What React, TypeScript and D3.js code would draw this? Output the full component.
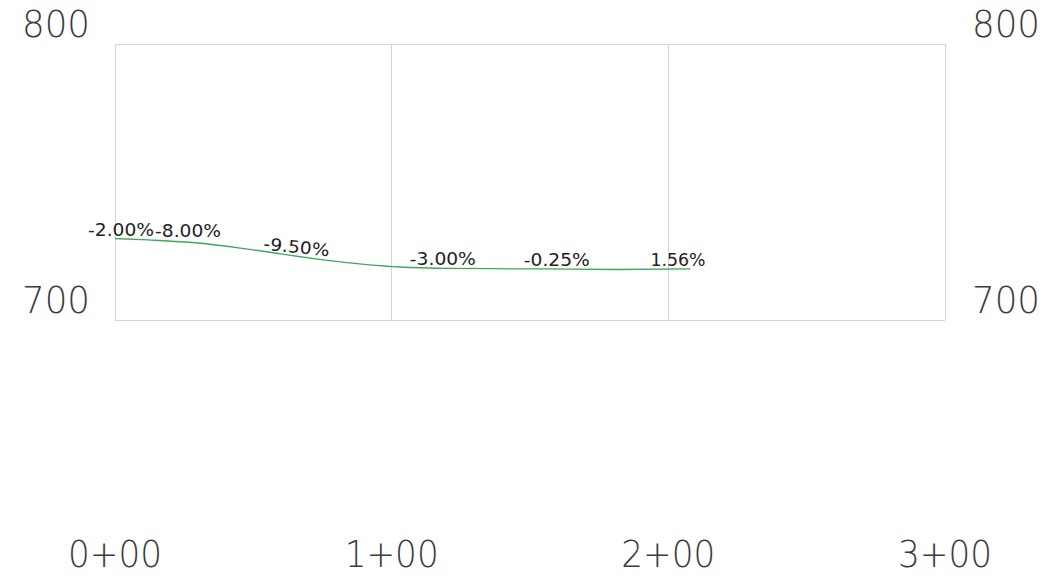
import React, { useEffect, useRef } from 'react';
import * as d3 from 'd3';

// profile (station ft, elevation ft)
const stations = [0, 12, 30, 50, 76, 103, 121, 154, 182, 208];
const elevations = [729.5, 729.0, 727.9, 725.4, 721.7, 719.2, 718.7, 718.5, 718.3, 718.5];

// grade labels and the station they sit over
const gradeLabels = ['-2.00%', '-8.00%', '-9.50%', '-3.00%', '-0.25%', '1.56%'];
const gradeStations = [2.2, 26.4, 65.4, 118.5, 159.7, 203.5];

const stationTicks = [0, 100, 200, 300];
const stationLabels = ['0+00', '1+00', '2+00', '3+00'];
const elevTicks = [700, 800];

const W = 1044;
const H = 578;

const App = () => {
  const ref = useRef<SVGSVGElement | null>(null);

  useEffect(() => {
    const svg = d3.select(ref.current);
    svg.selectAll('*').remove();

    const x = d3.scaleLinear().domain([0, 300]).range([115, 945]);
    const y = d3.scaleLinear().domain([700, 800]).range([320, 44]);

    svg.append('rect').attr('width', W).attr('height', H).attr('fill', '#fff');

    const grid = svg.append('g').attr('stroke', '#d4d4d4').attr('stroke-width', 1).attr('shape-rendering', 'crispEdges');
    grid.selectAll('line.v')
      .data(stationTicks)
      .enter()
      .append('line')
      .attr('class', 'v')
      .attr('x1', d => x(d)).attr('x2', d => x(d))
      .attr('y1', y(800)).attr('y2', y(700));
    grid.selectAll('line.h')
      .data(elevTicks)
      .enter()
      .append('line')
      .attr('class', 'h')
      .attr('x1', x(0)).attr('x2', x(300))
      .attr('y1', d => y(d)).attr('y2', d => y(d));

    const font = "'DejaVu Sans', sans-serif";

    // elevation labels on both sides
    [56, 1006].forEach(cx => {
      svg.selectAll(null)
        .data(elevTicks)
        .enter()
        .append('text')
        .attr('x', cx)
        .attr('y', d => y(d) - 7)
        .attr('text-anchor', 'middle')
        .attr('font-family', font)
        .attr('font-weight', 200)
        .attr('font-size', 38)
        .attr('fill', '#3c3c3c')
        .attr('textLength', 68)
        .attr('lengthAdjust', 'spacingAndGlyphs')
        .text(d => String(d));
    });

    // station labels
    svg.selectAll(null)
      .data(stationTicks)
      .enter()
      .append('text')
      .attr('x', d => x(d))
      .attr('y', 567)
      .attr('text-anchor', 'middle')
      .attr('font-family', font)
      .attr('font-weight', 200)
      .attr('font-size', 38)
      .attr('fill', '#3c3c3c')
      .attr('textLength', 94)
      .attr('lengthAdjust', 'spacingAndGlyphs')
      .text((d, i) => stationLabels[i]);

    const pts = stations.map((s, i) => [s, elevations[i]] as [number, number]);
    const line = d3.line<[number, number]>()
      .x(d => x(d[0]))
      .y(d => y(d[1]))
      .curve(d3.curveMonotoneX);

    svg.append('path')
      .attr('d', line(pts))
      .attr('fill', 'none')
      .attr('stroke', '#40a85c')
      .attr('stroke-width', 1.3);

    const elevAt = (s: number) => {
      const i = Math.max(1, Math.min(stations.length - 1, d3.bisectRight(stations, s)));
      const t = (s - stations[i - 1]) / (stations[i] - stations[i - 1]);
      return elevations[i - 1] + t * (elevations[i] - elevations[i - 1]);
    };

    svg.selectAll(null)
      .data(gradeLabels)
      .enter()
      .append('text')
      .attr('transform', (d, i) => {
        const s = gradeStations[i];
        const px = x(s);
        // the -8% label sits a little higher, clear of the line
        const py = y(elevAt(s)) - (i === 1 ? 5 : 3);
        const rot = d === '-9.50%' ? 6 : 0;
        return `translate(${px},${py}) rotate(${rot})`;
      })
      .attr('text-anchor', 'middle')
      .attr('font-family', font)
      .attr('font-size', 17)
      .attr('fill', '#222')
      .attr('textLength', d => d.length * 11)
      .attr('lengthAdjust', 'spacingAndGlyphs')
      .text(d => d);
  }, []);

  return (
    <svg
      ref={ref}
      width={W}
      height={H}
      style={{ position: 'absolute', left: 0, top: 0, display: 'block' }}
    />
  );
};

export default App;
....................
§ **PROBLEM TO WORK ON**
Leave out the pictures. Transcribe only the lines above, from the first through the one that contains "svg.selectAll('*').remove();".

§ **ANSWER IN FULL**
What React, TypeScript and D3.js code would draw this? Output the full component.
import React, { useEffect, useRef } from 'react';
import * as d3 from 'd3';

// profile (station ft, elevation ft)
const stations = [0, 12, 30, 50, 76, 103, 121, 154, 182, 208];
const elevations = [729.5, 729.0, 727.9, 725.4, 721.7, 719.2, 718.7, 718.5, 718.3, 718.5];

// grade labels and the station they sit over
const gradeLabels = ['-2.00%', '-8.00%', '-9.50%', '-3.00%', '-0.25%', '1.56%'];
const gradeStations = [2.2, 26.4, 65.4, 118.5, 159.7, 203.5];

const stationTicks = [0, 100, 200, 300];
const stationLabels = ['0+00', '1+00', '2+00', '3+00'];
const elevTicks = [700, 800];

const W = 1044;
const H = 578;

const App = () => {
  const ref = useRef<SVGSVGElement | null>(null);

  useEffect(() => {
    const svg = d3.select(ref.current);
    svg.selectAll('*').remove();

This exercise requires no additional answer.